A Croatian classical pianist has demanded that a negative review of one of his concerts be removed from Google, under the European Union's 'right to be forgotten' law.
Dejan Lazic claims that the review has tarnished his reputation since its publication in the Washington Post on 6 December 2010, as it is the second result on Google when you search his name, the first being his official website.
The title, 'Sparks but no flame', leaves the reader under no illusion as to the tone of the review, which begins with the word 'grandiloquence' – another word for pretentiousness.
Lazic wrote to the newspaper last Thursday, asking for the review to be permanently deleted from the internet.
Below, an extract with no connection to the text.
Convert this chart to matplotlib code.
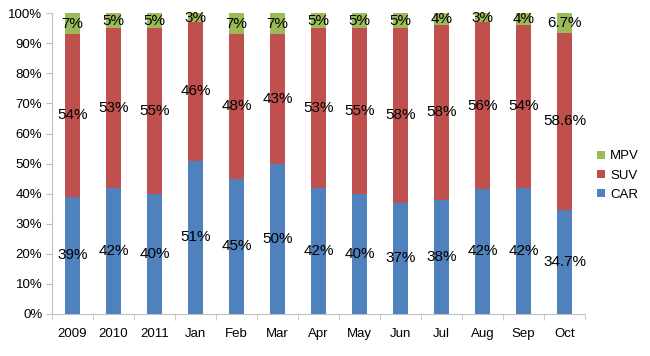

It is the first removal request the Washington Post has received since the EU ruling back in May.
Washington Post says ruling could be misused
In a response article on Friday morning, the newspaper voiced concerns over public figures such as artists and politicians having control over what gets published about them online. It also labelled Lazic's request as "misdirected", arguing that the ruling applies to search engines and not publishers themselves.
"Lazic (and to some extent, the European court) seem to believe that the individual has the power to determine what is true about himself, as mediated by the search engines that process his complaints. Such an attitude torpedoes the very foundation of arts criticism and essentially invalidates the primary function of journalism."
Anne Midgette, the critic who wrote the 2010 review of Lazic's concert, commented: "I can’t imagine that journalism would have to abide by such strictures. Once something is in a paper, it’s a matter of public record, and then it’s on the record for better or worse; isn’t that so?"